12) Troubleshooting common issues
- Frequent 429/503: check for hot keys, add client-side backoff, or increase quotas.
- Partial upload corruption: ensure per-part checksums and manifest validation during complete.
- Stale reads: check cache TTLs and ETag usage; ensure propagation delay for replication is acceptable.
Debugging checklist:
- Reproduce at lower scale with the same request patterns.
- Capture traces: find which hop adds latency.
- Check object metadata for schema_version, key_id, and ETag.
13) Production-ready checklist
- Use multipart/streaming for large objects.
- Implement optimistic concurrency with ETags or conditional headers.
- Make write operations idempotent (client op IDs).
- Add structured logging and distributed tracing.
- Enforce least privilege and short-lived credentials.

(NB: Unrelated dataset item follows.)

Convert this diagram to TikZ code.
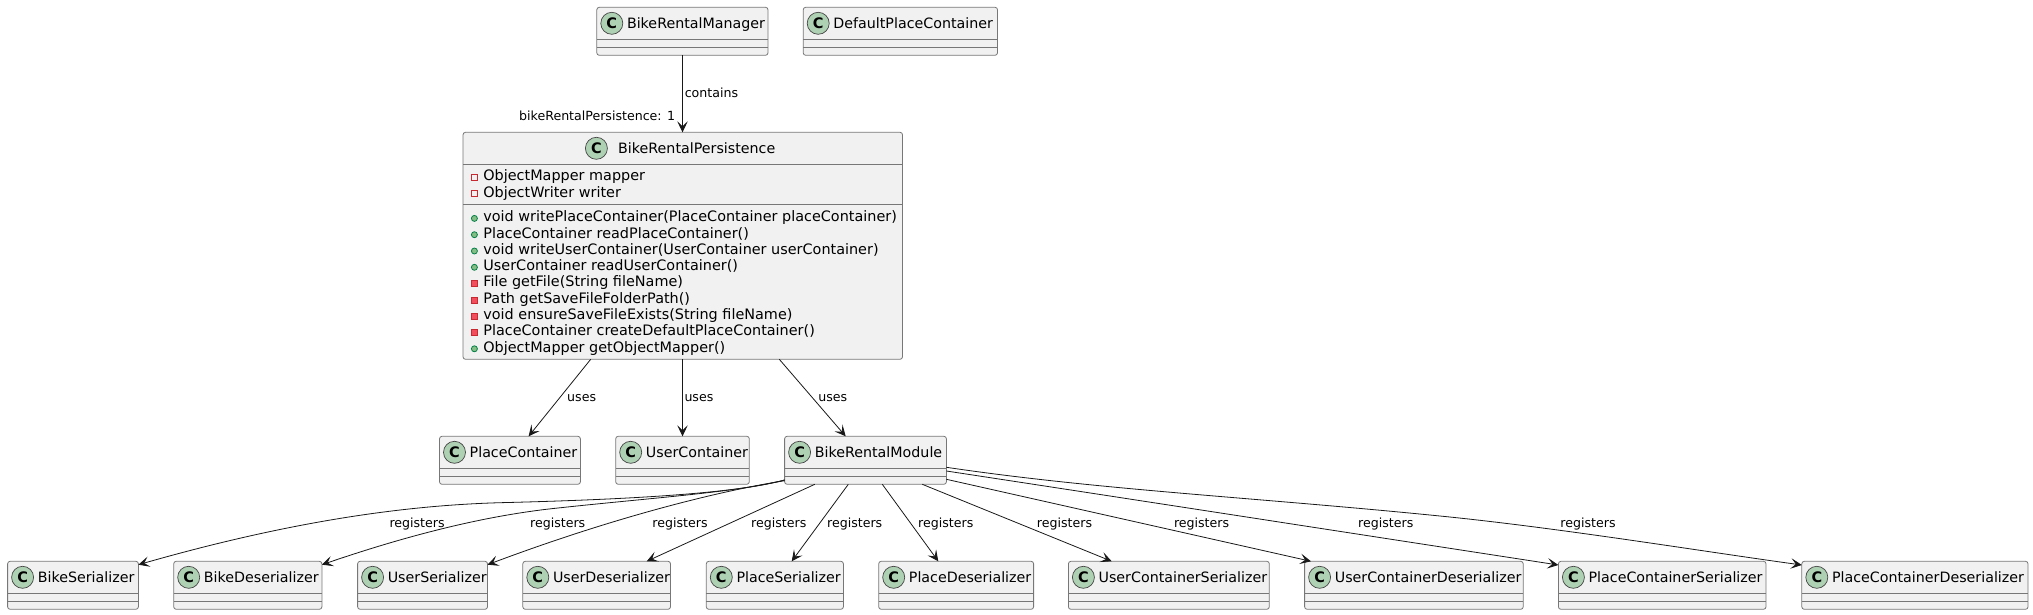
\documentclass[tikz,border=0pt]{standalone}
\usepackage{fontspec}
\setmainfont{DejaVu Sans}
\usetikzlibrary{arrows.meta}
\definecolor{ink}{HTML}{181818}
\definecolor{boxline}{HTML}{777777}
\definecolor{boxfill}{HTML}{F1F1F1}
\definecolor{spotfill}{HTML}{ADD1B2}
\definecolor{privline}{HTML}{C82930}
\definecolor{privfill}{HTML}{F24D5C}
\definecolor{publine}{HTML}{038048}
\definecolor{pubfill}{HTML}{84BE84}
\tikzset{
  x=1pt,y=-1pt,
  classbox/.style={draw=boxline,fill=boxfill,line width=0.8pt,rounded corners=2.5pt,inner sep=0pt,outer sep=0pt,anchor=north west},
  spot/.style={circle,draw=ink!80,fill=spotfill,line width=0.7pt,minimum size=22pt,inner sep=0pt,font=\fontsize{14.5}{14.5}\selectfont\bfseries,text=black},
  ctext/.style={anchor=base west,inner sep=0pt,font=\fontsize{14.25}{16}\selectfont,text=black},
  mtext/.style={anchor=base west,inner sep=0pt,font=\fontsize{14.4}{16}\selectfont,text=black},
  lbl/.style={anchor=base west,inner sep=0pt,font=\fontsize{12.6}{15}\selectfont,text=black},
  sep/.style={draw=boxline,line width=0.8pt},
  conn/.style={draw=ink,line width=0.8pt,-{Stealth[length=11pt,width=10.5pt,inset=5pt,fill=ink]}},
  privf/.style={draw=privline,fill=boxfill,line width=0.8pt,minimum size=6pt,inner sep=0pt},
  privm/.style={draw=privline,fill=privfill,line width=0.8pt,minimum size=6pt,inner sep=0pt},
  pubm/.style={circle,draw=publine,fill=pubfill,line width=0.8pt,minimum size=6pt,inner sep=0pt},
}
\newcommand{\cls}[5]{%
  \pgfmathsetmacro{\bw}{#3-#2}
  \node[classbox,minimum width=\bw pt,minimum height=48pt] (#1) at (#2,#4) {};
  \draw[sep] ([yshift=-32pt]#1.north west) -- ([yshift=-32pt]#1.north east);
  \draw[sep] ([yshift=-40pt]#1.north west) -- ([yshift=-40pt]#1.north east);
  \node[spot] (#1-c) at ([xshift=15pt,yshift=-16pt]#1.north west) {C};
  \node[ctext] (#1-t) at ([xshift=30pt,yshift=-21pt]#1.north west) {#5};
}
\newcommand{\memb}[4]{%
  \node[#2] (m#1i) at (474.4,#3-3.3) {};
  \node[mtext] (m#1) at (483.2,#3) {#4};
}
\begin{document}
\begin{tikzpicture}
\useasboundingbox (0,0) rectangle (2033,615);
\cls{mgr}{596.8}{768}{7.3}{BikeRentalManager}
\cls{dpc}{803.2}{997.5}{7.3}{DefaultPlaceContainer}
% persistence
\node[classbox,minimum width=439.5pt,minimum height=227pt] (per) at (463,132.3) {};
\draw[sep] ([yshift=-32pt]per.north west) -- ([yshift=-32pt]per.north east);
\draw[sep] ([yshift=-72pt]per.north west) -- ([yshift=-72pt]per.north east);
\node[spot] (per-c) at ([xshift=133.4pt,yshift=-16pt]per.north west) {C};
\node[ctext] (per-t) at ([xshift=155pt,yshift=-21pt]per.north west) {BikeRentalPersistence};
\memb{1}{privf}{180.7}{ObjectMapper mapper}
\memb{2}{privf}{197}{ObjectWriter writer}
\memb{3}{pubm}{221.7}{void writePlaceContainer(PlaceContainer placeContainer)}
\memb{4}{pubm}{238}{PlaceContainer readPlaceContainer()}
\memb{5}{pubm}{254.3}{void writeUserContainer(UserContainer userContainer)}
\memb{6}{pubm}{270.6}{UserContainer readUserContainer()}
\memb{7}{privm}{286.9}{File getFile(String fileName)}
\memb{8}{privm}{303.2}{Path getSaveFileFolderPath()}
\memb{9}{privm}{319.5}{void ensureSaveFileExists(String fileName)}
\memb{10}{privm}{335.8}{PlaceContainer createDefaultPlaceContainer()}
\memb{11}{pubm}{352.1}{ObjectMapper getObjectMapper()}
% middle row
\cls{pc}{439.5}{580.4}{436.3}{PlaceContainer}
\cls{uc}{615.7}{749.3}{436.3}{UserContainer}
\cls{mod}{784.6}{946.4}{436.3}{BikeRentalModule}
% bottom row
\cls{bs}{7.6}{138.4}{561.3}{BikeSerializer}
\cls{bd}{173.7}{321.9}{561.3}{BikeDeserializer}
\cls{us}{357.6}{487.5}{561.3}{UserSerializer}
\cls{ud}{522.8}{670.5}{561.3}{UserDeserializer}
\cls{ps}{706.3}{843.4}{561.3}{PlaceSerializer}
\cls{pd}{878.7}{1033.6}{561.3}{PlaceDeserializer}
\cls{ucs}{1068.4}{1269.3}{561.3}{UserContainerSerializer}
\cls{ucd}{1304.6}{1523.2}{561.3}{UserContainerDeserializer}
\cls{pcs}{1558.4}{1766}{561.3}{PlaceContainerSerializer}
\cls{pcd}{1801.8}{2028}{561.3}{PlaceContainerDeserializer}
% connectors
\draw[conn] ([xshift=85.7pt]mgr.south west) -- ([xshift=219.5pt]per.north west);
\draw[conn] ([xshift=127.7pt]per.south west) -- ([xshift=89.1pt]pc.north west);
\draw[conn] ([xshift=219.5pt]per.south west) -- ([xshift=66.8pt]uc.north west);
\draw[conn] ([xshift=316.3pt]per.south west) -- ([xshift=61.1pt]mod.north west);
\draw[conn] ([yshift=4.3pt]mod.south west) .. controls (740,492) and (650,499) .. (500,502.7) .. controls (380,506) and (260,530) .. ([yshift=-3.4pt]bs.north east);
\draw[conn] ([yshift=4.3pt]mod.south west) .. controls (740,492) and (650,498) .. (558,508) .. controls (480,516) and (400,538) .. ([yshift=-3.4pt]bd.north east);
\draw[conn] ([yshift=3.6pt]mod.south west) .. controls (725,490) and (620,515) .. ([yshift=-3.4pt]us.north east);
\draw[conn] ([xshift=30.2pt]mod.south west) -- ([xshift=123.9pt]ud.north west);
\draw[conn] ([xshift=63.7pt]mod.south west) -- ([xshift=85.4pt]ps.north west);
\draw[conn] ([xshift=97.7pt]mod.south west) -- ([xshift=59.6pt]pd.north west);
\draw[conn] ([xshift=137.7pt]mod.south west) -- ([xshift=43.3pt]ucs.north west);
\draw[conn] ([yshift=5pt]mod.south east) -- ([xshift=6.4pt]ucd.north west);
\draw[conn] ([yshift=13.3pt]mod.south east) .. controls (1150,502) and (1350,533) .. ([yshift=-3.7pt]pcs.north west);
\draw[conn] ([yshift=17pt]mod.south east) .. controls (1100,490) and (1250,497) .. (1440,516) .. controls (1560,528) and (1700,551) .. ([yshift=-3.7pt]pcd.north west);
% labels
\node[lbl] (l1) at (684.6,98) {contains};
\node[lbl] (l2) at (519,121) {bikeRentalPersistence: 1};
\node[lbl] (l3) at (567,401.7) {uses};
\node[lbl] (l4) at (684.3,401.7) {uses};
\node[lbl] (l5) at (818.2,401.7) {uses};
\node[lbl] (r1) at (389.3,527) {registers};
\node[lbl] (r2) at (529.9,527) {registers};
\node[lbl] (r3) at (652.2,527) {registers};
\node[lbl] (r4) at (751,527) {registers};
\node[lbl] (r5) at (826.9,527) {registers};
\node[lbl] (r6) at (918,527) {registers};
\node[lbl] (r7) at (1036.7,527) {registers};
\node[lbl] (r8) at (1173.8,527) {registers};
\node[lbl] (r9) at (1358,527) {registers};
\node[lbl] (r10) at (1560.2,527) {registers};
\end{tikzpicture}
\end{document}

- Run contract and chaos tests in CI.
- Plan and test your migration path with backfills and dual-writes.
14) Quick reference: HTTP headers and patterns
- If-Match / If-None-Match - for conditional updates and caching.
- Range - partial downloads.
- Content-MD5 (or digest) - per-part integrity checks.
- x-storage-key-id - metadata for which encryption key protected the object.
- Retry-After - tell clients when to retry after throttling.
Closing: adopt patterns, not band-aids
Advanced integrations aren’t about one-off hacks. They’re about predictable, observable patterns: multipart for scale, ETags for concurrency, idempotency for retries, short-lived credentials for security, and tracing for root-cause. Put these building blocks in place and your Storage Foundation API usage will scale gracefully and remain maintainable under pressure. The strongest defenses are the ones you build into the system design-not the ones you stitch on when things break.